Now let’s look at Pet Supplies spending by Age Group.
- Every Age group had an overall annual decrease and only the under 25 group had an increase in the 1st half of 2019.
- The 25>44 year olds were the only ones to spend more in the second half of 2018, +$0.32B. However, they gave it all back and more, down -$0.94B in the 1st half of 2019.
- The two smallest spending groups, <25 and 75+ had only small decreases, under -5%. However, the Supplies spending in each of the other groups fell at least -9%. Obviously, the inflation from tariffs affected all ages.
Now let’s look at what is happening in Supplies spending at the start of 2019 across the whole range of demographics. In our final chart we will list the biggest $ moves, up and down by individual segments in 11 demographic categories. Remember, the drop in the 1st half of 2019 was -$2.09B, a big change from the -$0.01B decrease in the 2nd half of 2018.
- The first thing that you notice is that the biggest decreases are radically larger than the biggest increases.
- The downturn is also very widespread as in 5 of the 11 categories all segments decreased Supplies Spending. This is a radical turnaround from last year when 4 categories had increased supplies spending in all segments. The “flip” from last year is even more evident in the details. In the 1st half of 2018, 89% of all segments spent more on Supplies. In 2019, only 8 segments spent more. That means 90% spent less – a total reversal.
- The list of losers is a veritable roster of the usual Supplies spending winners – Gen X, White, not Hispanic, Homeowners w/Mtge, $150K+, BA/BS, Suburban, 2 Earners… The answer is that the groups who buy the most Supplies were the groups most impacted by the price increases.
- There are a couple of minor bright spots. Like the Food segment, Singles were the unexpected winners in 3 categories. This reflects their increasing focus on their pets. It also can be seen beneath the surface in the <25 and 75+ age groups. They had by far the smallest decreases and are also the most likely to be in a 1 person CU.
- The other positive is that both African Americans and Hispanics increased their spending overall and in both halves.
The 24 month Spending winning streak for Supplies which began in the second half of 2016 came to an end in the second half of 2018. During that time spending on Pet Supplies increased $4.97B (+33.5%). It was also widespread across America. Of 82 separate demographic segments, only 1 spent less on Supplies in that period – the Greatest Generation. This 91+ year old group has now become too small to be accurately measured.

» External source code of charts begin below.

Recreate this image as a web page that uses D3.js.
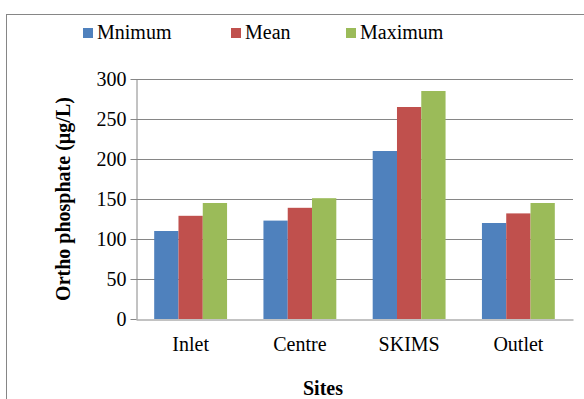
<!DOCTYPE html>
<html>
<head>
<meta charset="utf-8">
<script src="https://cdn.jsdelivr.net/npm/d3@7"></script>
<style>
  body { margin: 0; background: #fff; }
  svg text { font-family: "Liberation Serif", "Times New Roman", serif; fill: #000; }
</style>
</head>
<body>
<script>
// data
var sites = ["Inlet", "Centre", "SKIMS", "Outlet"];
var seriesNames = ["Mnimum", "Mean", "Maximum"];
var minimum = [110, 123, 210, 120];
var mean = [129, 139, 265, 132];
var maximum = [145, 151, 285, 145];
var yTicks = [0, 50, 100, 150, 200, 250, 300];
var colors = ["#4F81BD", "#C0504D", "#9BBB59"];

var allSeries = [minimum, mean, maximum];
var serif = "'Liberation Serif', 'Times New Roman', serif";

var width = 584, height = 399;
var svg = d3.select("body").append("svg").attr("width", width).attr("height", height);

// outer chart frame (runs off the right and bottom edges)
svg.append("rect").attr("x", 6.5).attr("y", 14.5).attr("width", 600).attr("height", 420)
    .attr("fill", "none").attr("stroke", "#868686").attr("stroke-width", 1);

var plotLeft = 136, plotRight = 573, plotTop = 79, plotBottom = 319;

var x = d3.scaleBand().domain(sites).range([plotLeft, plotRight]).paddingInner(0.333).paddingOuter(0.1665);
var xs = d3.scaleBand().domain(seriesNames).range([0, x.bandwidth()]);
var y = d3.scaleLinear().domain([0, 300]).range([plotBottom, plotTop]);

// gridlines
svg.append("g").selectAll("line").data(yTicks.slice(1)).join("line")
    .attr("x1", plotLeft).attr("x2", plotRight)
    .attr("y1", function(d){ return Math.round(y(d)) + 0.5; })
    .attr("y2", function(d){ return Math.round(y(d)) + 0.5; })
    .attr("stroke", "#868686").attr("stroke-width", 1);

// bars
var groups = svg.append("g").selectAll("g").data(sites).join("g")
    .attr("transform", function(d){ return "translate(" + x(d) + ",0)"; });
groups.selectAll("rect").data(function(d, i){
        return seriesNames.map(function(s, j){ return {s: s, v: allSeries[j][i], j: j}; });
    }).join("rect")
    .attr("x", function(d){ return xs(d.s); })
    .attr("width", xs.bandwidth())
    .attr("y", function(d){ return y(d.v); })
    .attr("height", function(d){ return y(0) - y(d.v); })
    .attr("fill", function(d){ return colors[d.j]; });

// y axis
var yAxis = svg.append("g").attr("transform", "translate(" + (plotLeft + 0.5) + ",0)")
    .call(d3.axisLeft(y).tickValues(yTicks).tickSize(6).tickPadding(4).tickSizeOuter(0));
yAxis.select(".domain").attr("stroke", "#868686");
yAxis.selectAll(".tick line").attr("stroke", "#868686");
yAxis.selectAll(".tick text").style("font-size", "20px").style("font-family", serif).attr("fill", "#000");

// x axis
var xAxis = svg.append("g").attr("transform", "translate(0," + (plotBottom + 0.5) + ")")
    .call(d3.axisBottom(x).tickSize(0).tickPadding(17).tickSizeOuter(0));
xAxis.select(".domain").attr("stroke", "#868686");
xAxis.selectAll(".tick text").style("font-size", "20px").style("font-family", serif).attr("fill", "#000");

// axis titles
svg.append("text").attr("x", 323).attr("y", 395).attr("text-anchor", "middle")
    .style("font-size", "20px").style("font-family", serif).style("font-weight", "bold").text("Sites");
svg.append("text").attr("transform", "translate(70,199) rotate(-90)").attr("text-anchor", "middle")
    .style("font-size", "20px").style("font-family", serif).style("font-weight", "bold").text("Ortho phosphate (µg/L)");

// legend
var legendX = [83, 231, 346];
var legend = svg.append("g").selectAll("g").data(seriesNames).join("g")
    .attr("transform", function(d, i){ return "translate(" + legendX[i] + ",28)"; });
legend.append("rect").attr("width", 10).attr("height", 10)
    .attr("fill", function(d, i){ return colors[i]; });
legend.append("text").attr("x", 14).attr("y", 11).style("font-size", "20px").style("font-family", serif)
    .text(function(d){ return d; });
</script>
</body>
</html>
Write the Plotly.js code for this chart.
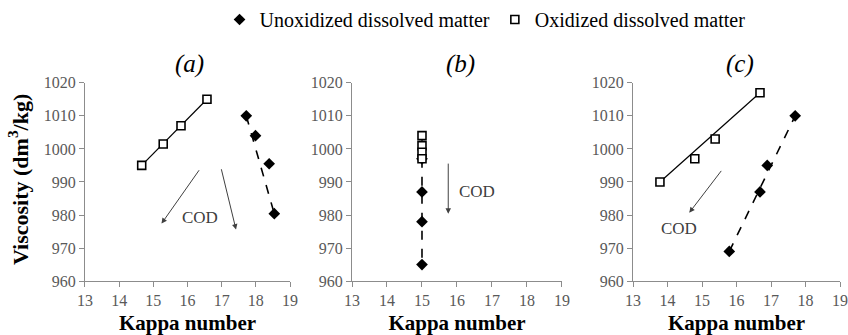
<!DOCTYPE html>
<html>
<head>
<meta charset="utf-8">
<script src="https://cdn.plot.ly/plotly-3.0.1.min.js"></script>
<style>html,body{margin:0;padding:0;background:#fff;}#chart{width:848px;height:335px;}</style>
</head>
<body>
<div id="chart"></div>
<script>
// ---- Data ----
const seriesNames = ["Unoxidized dissolved matter", "Oxidized dissolved matter"];
const panelLabels = ["(a)", "(b)", "(c)"];
const xTickVals = [13, 14, 15, 16, 17, 18, 19];
const yTickVals = [960, 970, 980, 990, 1000, 1010, 1020];

// Panel (a)
const kappaUnoxA = [17.72, 17.99, 18.39, 18.54];
const viscUnoxA  = [1010, 1004, 995.5, 980.4];
const kappaOxA   = [14.66, 15.29, 15.81, 16.57];
const viscOxA    = [995, 1001.5, 1007, 1015];
// Panel (b)
const kappaUnoxB = [15, 15, 15, 15];
const viscUnoxB  = [997, 987, 978, 965];
const kappaOxB   = [15, 15, 15, 15];
const viscOxB    = [1004, 1001, 999, 997];
// Panel (c)
const kappaUnoxC = [15.79, 16.68, 16.89, 17.70];
const viscUnoxC  = [969, 987, 995, 1010];
const kappaOxC   = [13.78, 14.79, 15.38, 16.68];
const viscOxC    = [990, 997, 1003, 1017];

// ---- Build traces ----
const FONT = "Liberation Serif, Times New Roman, serif";
const panels = [
  {xa: "x",  ya: "y",  unx: kappaUnoxA, uny: viscUnoxA, oxx: kappaOxA, oxy: viscOxA},
  {xa: "x2", ya: "y2", unx: kappaUnoxB, uny: viscUnoxB, oxx: kappaOxB, oxy: viscOxB},
  {xa: "x3", ya: "y3", unx: kappaUnoxC, uny: viscUnoxC, oxx: kappaOxC, oxy: viscOxC}
];
function endPoints(xs, ys) {
  const n = xs.length;
  return {x: [xs[0], xs[n - 1]], y: [ys[0], ys[n - 1]]};
}
const traces = [];
panels.forEach((p) => {
  const lu = endPoints(p.unx, p.uny);
  const lo = endPoints(p.oxx, p.oxy);
  traces.push({x: lu.x, y: lu.y, xaxis: p.xa, yaxis: p.ya, mode: "lines", showlegend: false,
    line: {color: "#000", width: 1.6, dash: "dash"}, hoverinfo: "skip"});
  traces.push({x: lo.x, y: lo.y, xaxis: p.xa, yaxis: p.ya, mode: "lines", showlegend: false,
    line: {color: "#000", width: 1.2}, hoverinfo: "skip"});
});
panels.forEach((p, i) => {
  traces.push({x: p.unx, y: p.uny, xaxis: p.xa, yaxis: p.ya, mode: "markers",
    name: seriesNames[0], legendgroup: "un", showlegend: i === 0,
    marker: {symbol: "diamond", size: 9, color: "#000", line: {color: "#000", width: 0}}});
  traces.push({x: p.oxx, y: p.oxy, xaxis: p.xa, yaxis: p.ya, mode: "markers",
    name: seriesNames[1], legendgroup: "ox", showlegend: i === 0,
    marker: {symbol: "square", size: 8, color: "#fff", line: {color: "#000", width: 1.6}}});
});

function xAxis(domain, anchor) {
  return {domain: domain, anchor: anchor, range: [13, 19], tickvals: xTickVals, ticks: "outside", ticklen: 5,
    tickcolor: "#8c8c8c", showline: true, linecolor: "#8c8c8c", linewidth: 1, showgrid: false,
    zeroline: false, fixedrange: true, ticklabeloverflow: "allow",
    tickfont: {family: FONT, size: 16, color: "#595959"},
    title: {text: "Kappa number", font: {family: FONT, size: 21, color: "#000", weight: "bold"}}};
}
function yAxis(domain, anchor) {
  return {domain: domain, anchor: anchor, range: [960, 1020], tickvals: yTickVals, ticks: "outside",
    ticklen: 5, tickcolor: "#8c8c8c", showline: true, linecolor: "#8c8c8c", linewidth: 1,
    showgrid: false, zeroline: false, fixedrange: true, ticklabeloverflow: "allow",
    tickfont: {family: FONT, size: 16, color: "#595959"}};
}
const yDom = [0.1612, 0.7552];
const ann = [];
const panelX = [[0.1002, 0.3420], [0.4151, 0.6627], [0.7465, 0.9906]];
const labelX = [0.224, 0.5425, 0.8726];
panelLabels.forEach((t, i) => {
  ann.push({xref: "paper", yref: "paper", x: labelX[i], y: 0.81, text: t, showarrow: false,
    font: {family: FONT, size: 25, color: "#000", style: "italic"}, xanchor: "center", yanchor: "middle"});
});
// y-axis title shared by the three panels
ann.push({xref: "paper", yref: "paper", x: 0.022, y: 0.466, text: "Viscosity (dm<sup>3</sup>/kg)",
  textangle: -90, showarrow: false, xanchor: "center", yanchor: "middle",
  font: {family: FONT, size: 22, color: "#000", weight: "bold"}});
function arrow(xr, yr, x0, y0, x1, y1) {
  return {xref: xr, yref: yr, axref: xr, ayref: yr, x: x1, y: y1, ax: x0, ay: y0, text: "",
    showarrow: true, arrowhead: 2, arrowsize: 1.1, arrowwidth: 1, arrowcolor: "#404040"};
}
function cod(xr, yr, x, y) {
  return {xref: xr, yref: yr, x: x, y: y, text: "COD", showarrow: false,
    font: {family: FONT, size: 17, color: "#404040"}, xanchor: "center", yanchor: "middle"};
}
ann.push(arrow("x", "y", 16.37, 994.0, 15.24, 977.4));
ann.push(arrow("x", "y", 16.98, 994.3, 17.42, 975.6));
ann.push(cod("x", "y", 16.36, 979.4));
ann.push(arrow("x2", "y2", 15.75, 996, 15.75, 980.4));
ann.push(cod("x2", "y2", 16.56, 987.2));
ann.push(arrow("x3", "y3", 15.59, 993.8, 14.63, 980.7));
ann.push(cod("x3", "y3", 14.33, 976));

const layout = {
  width: 848, height: 335, margin: {l: 0, r: 0, t: 0, b: 0},
  paper_bgcolor: "#fff", plot_bgcolor: "#fff",
  font: {family: FONT, color: "#000"},
  showlegend: true,
  legend: {orientation: "h", x: 0.572, xanchor: "center", y: 0.946, yanchor: "middle",
    font: {family: FONT, size: 20, color: "#000"}, itemwidth: 30, bgcolor: "rgba(0,0,0,0)",
    traceorder: "normal"},
  xaxis: xAxis(panelX[0], "y"), yaxis: yAxis(yDom, "x"),
  xaxis2: xAxis(panelX[1], "y2"), yaxis2: yAxis(yDom, "x2"),
  xaxis3: xAxis(panelX[2], "y3"), yaxis3: yAxis(yDom, "x3"),
  annotations: ann
};
Plotly.newPlot("chart", traces, layout, {displayModeBar: false, staticPlot: true});
</script>
</body>
</html>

What are the market conditions that affect Supplies spending? We have to first note that the world changed for Supplies because of the great recession. Prices have generally deflated since then and spending in the segment became more sensitive to changes in price. Prices go up…spending drops, usually due to reduced purchase frequency. Prices go down… spending turns up. This situation did not exist prior to the recession.
The other factor is spending in other segments, especially Food. Pet spending comes out of “one bucket”. A big increase in one segment can result in a cut back in others and big savings can generate more spending. The recent upgrade to Super Premium Food was such a big $ commitment that it magnified this effect.
In 2018, something new was added – outside influence. The FDA warning on grain free dog food had an immediate and negative impact on the Food segment. For Supplies, it was the implementation of added tariffs. Although the tariffs were not official until September, prices in the Supplies segment began to turn up in the Spring. In the 2nd half they were 1.9% above 2017 and kept increasing. The 1st half 2019 CPI was 3.4% above the 1st half of 2018. The result was that Supplies spending flattened out then plummeted in the first half of 2019, down -$2.1B. Inflation has now come to the forefront in Supplies Spending. It continued to increase. By the 2nd half of 2019 prices had increased 4.0% in 18 months. Unless consumers adjust their behavior, this does not bode well for the 2nd half of 2019. We’ll get that data in September.